Однажды вечером я лег в постель на четыре долгих месяца. Хотелось бы дать полную картину этих четырех месяцев. К сожалению, большую часть времени я находился под действием наркотиков, так что едва помнил происходящее. Но хорошего было мало. Моя рука лежала, словно ствол окаменелого дерева, вытянутая в устройстве, которое регулярно сгибало сустав, и каждое движение отдавалось в плече лавиной огня и жгучей боли. Каждый удар плазмы и крови в венах отдавался тысячью игл.
Я смутно помнил, как окостенела вторая рука, и волны боли стали накатывать на меня с обеих сторон. Единственное, что сохранилось в моей памяти, кроме боли, были промежутки от инъекции до инъекции и ожидание беспробудной тьмы, которая сменяла агонию. И все это только для того, чтобы часом позже очнуться с инфекцией в новом месте. Когда она достигла правого плеча, то ненадолго остановилась и начала подниматься по левой руке, остановившись на подходе к телу.
Очнувшись от наркотиков, я обнаружил, что Джеймс с отцом прилаживают один из манипуляторов к правой ноге, а потом почувствовал нарастающую боль в икре и бедре.
Несколько раз, когда мой разум прояснялся, я прощупывал комнату и обнаружил, что лежу в настоящем лесу из колб, резиновых трубок и связок бинтов. Пусть без особого восторга, но все же я смутно осознал, что меня не бросили на произвол судьбы. Периоды просветления если и случались, стали теперь редкими и непродолжительными. Как-то я очнулся и обнаружил, что парализовало рот, а потом и челюсть; язык и низ лица превратились в сплошной комок горящих иголок. Позже уши перестали воспринимать звуки, а однажды, очнувшись после очередного забытья, я обнаружил себя в портативном реаниматоре, который с безжалостной силой сжимал мою грудь.
Это все, что я помнил, когда туман наконец рассеялся и с моих глаз спала пелена. Наступила весна, и я стал мекстромом.
Я сел в кровати. Было утро. В окно ярко светило солнце, а свежий весенний ветер слегка трепал занавески. Было тепло. Снаружи долетал аромат жизни и молодой листвы. Я сразу почувствовал, как хорошо быть живым.

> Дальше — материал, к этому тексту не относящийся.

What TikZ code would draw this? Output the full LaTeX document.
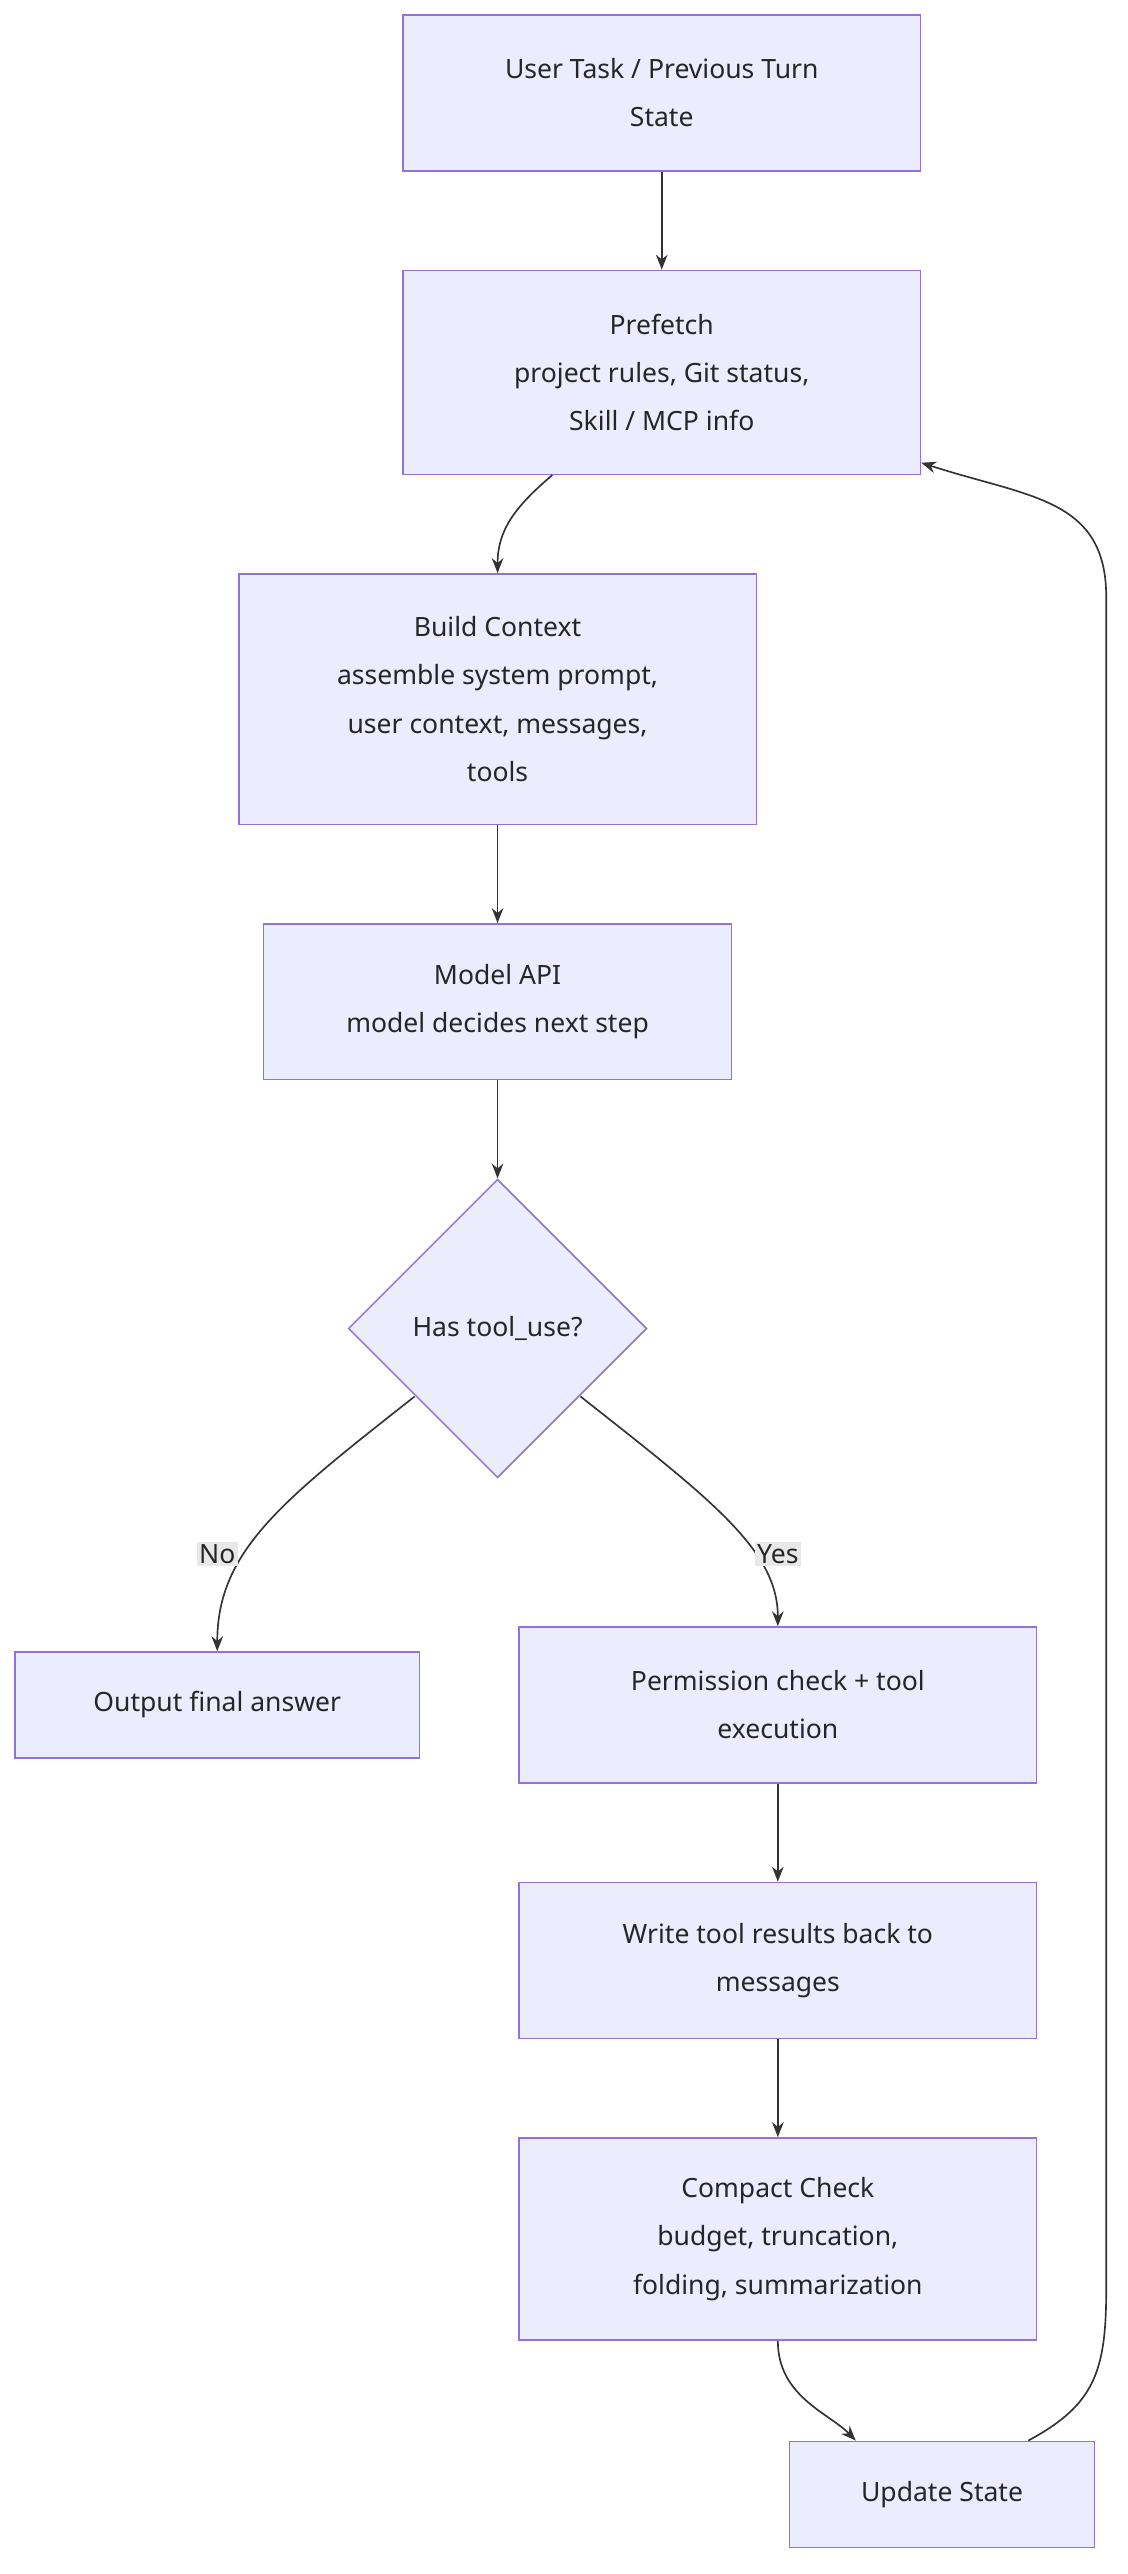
\documentclass[tikz,border=0pt]{standalone}
\usepackage{fontspec}
\setmainfont{Noto Sans}
\usetikzlibrary{shapes.geometric,arrows.meta}
\definecolor{bfill}{HTML}{ECECFF}
\definecolor{bdraw}{HTML}{9370DB}
\definecolor{edge}{HTML}{333333}
\definecolor{lbl}{HTML}{E8E8E8}
\begin{document}
\begin{tikzpicture}[x=1pt,y=-1pt,
  box/.style={draw=bdraw,fill=bfill,line width=0.9pt,align=center,inner sep=0pt,
    font=\fontsize{16}{29}\selectfont,text=black!85},
  dia/.style={diamond,draw=bdraw,fill=bfill,line width=0.9pt,inner sep=0pt,
    minimum width=180pt,minimum height=180pt,font=\fontsize{16}{29}\selectfont,text=black!85},
  arr/.style={draw=edge,line width=1pt,-{Stealth[length=9pt,width=7pt]}},
  lab/.style={fill=lbl,inner sep=1.5pt,font=\fontsize{16}{20}\selectfont,text=black!85}]
\useasboundingbox (0,0) rectangle (680,1552);
\node[box,minimum width=312pt,minimum height=94pt] (A) at (399,56) {User Task / Previous Turn\\State};
\node[box,minimum width=312pt,minimum height=123pt] (B) at (399,224.5) {Prefetch\\project rules, Git status,\\Skill / MCP info};
\node[box,minimum width=312pt,minimum height=151pt] (C) at (300,421.5) {Build Context\\assemble system prompt,\\user context, messages,\\tools};
\node[box,minimum width=282pt,minimum height=94pt] (D) at (300,604) {Model API\\model decides next step};
\node[dia] (E) at (300,801) {Has tool\_use?};
\node[box,minimum width=244pt,minimum height=64pt] (F) at (131,1028) {Output final answer};
\node[box,minimum width=312pt,minimum height=94pt] (G) at (469,1028) {Permission check + tool\\execution};
\node[box,minimum width=312pt,minimum height=94pt] (H) at (469,1182) {Write tool results back to\\messages};
\node[box,minimum width=312pt,minimum height=122pt] (I) at (469,1350) {Compact Check\\budget, truncation,\\folding, summarization};
\node[box,minimum width=184pt,minimum height=64pt] (J) at (568,1504) {Update State};
\draw[arr] (A) -- (B);
\draw[arr] (B.south -| 333,0) .. controls (310,306) and (300,320) .. (C.north);
\draw[arr] (C) -- (D);
\draw[arr] (D) -- (E);
\draw[arr] (250,842) .. controls (170,905) and (131,935) .. (F.north);
\draw[arr] (350,842) .. controls (430,905) and (469,935) .. (G.north);
\node[lab] (ln) at (131,937) {No};
\node[lab] (ly) at (469,937) {Yes};
\draw[arr] (G) -- (H);
\draw[arr] (H) -- (I);
\draw[arr] (I.south) .. controls (469,1445) and (500,1455) .. (J.north -| 516,0);
\draw[arr] (J.north -| 620,0) .. controls (660,1450) and (667,1430) .. (667,1380)
  -- (667,360) .. controls (667,300) and (620,300) .. (B.east |- 0,279);
\end{tikzpicture}
\end{document}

Висящие колбы, фестоны резиновых шлангов исчезли. Кустарные манипуляторы куда-то убрали, а на бюро пропали медицинские склянки и всякий хлам. Нигде, насколько позволяло зрение, не было видно даже обычного термометра в стакане, и если честно, я был так рад оказаться снова в живых, что даже не пытался узнать, куда все подевалось. Вместо этого мне захотелось встать и пробежаться.
Я сунулся к шкафу с одеждой и нашел свое барахло. Затем осмотрел дом и нашел ванную. Мне никто не мешал.
Только я собрался побриться, принять душ, одеться и спуститься вниз, как по ступенькам взбежала сестра Фарроу и, не церемонясь, вторглась в комнату.
— Я пришла проследить, чтобы ты не попал в переделку, — сказала она.
— В переделку?
— Ты мекстром, Стив, — сказала она. — Надо об этом помнить. Ты должен научиться владеть своей силой.
Я сжал мускулы одной, потом другой руки. Они напряглись, как всегда. Я сделал глубокий вдох, воздух легко вошел внутрь и вышел вновь.
— Я не чувствую разницы, — сообщил я ей.
Она улыбнулась и протянула мне отточенный деревянный карандаш.
— Напиши свое имя, — велела она.
— Думаешь, придется учиться снова? — усмехнулся я. Взяв карандаш, я положил палец на крышку бюро, где лежал блокнот бумаги, посмеиваясь над Фарроу: — Ну, смотри! Мое имя начинается на букву «С». Она представляет собой красивую, грациозную кривую, идущую сверху и…
Кривой не получилось. Когда графитовый кончик ткнулся в бумагу, он проткнул ее и сломался. Карандаш дошел до доски, расщепив тонкую деревянную панель почти на восемь дюймов. Тот факт, что я не смог им воспользоваться, привел меня в изумление, и я инстинктивно сжал деревянный стержень. Тот сразу надломился в моей руке в трех местах, а кончик упал на пол.
— Видишь? — участливо спросила Фарроу.
— Но… — Я в замешательстве запнулся.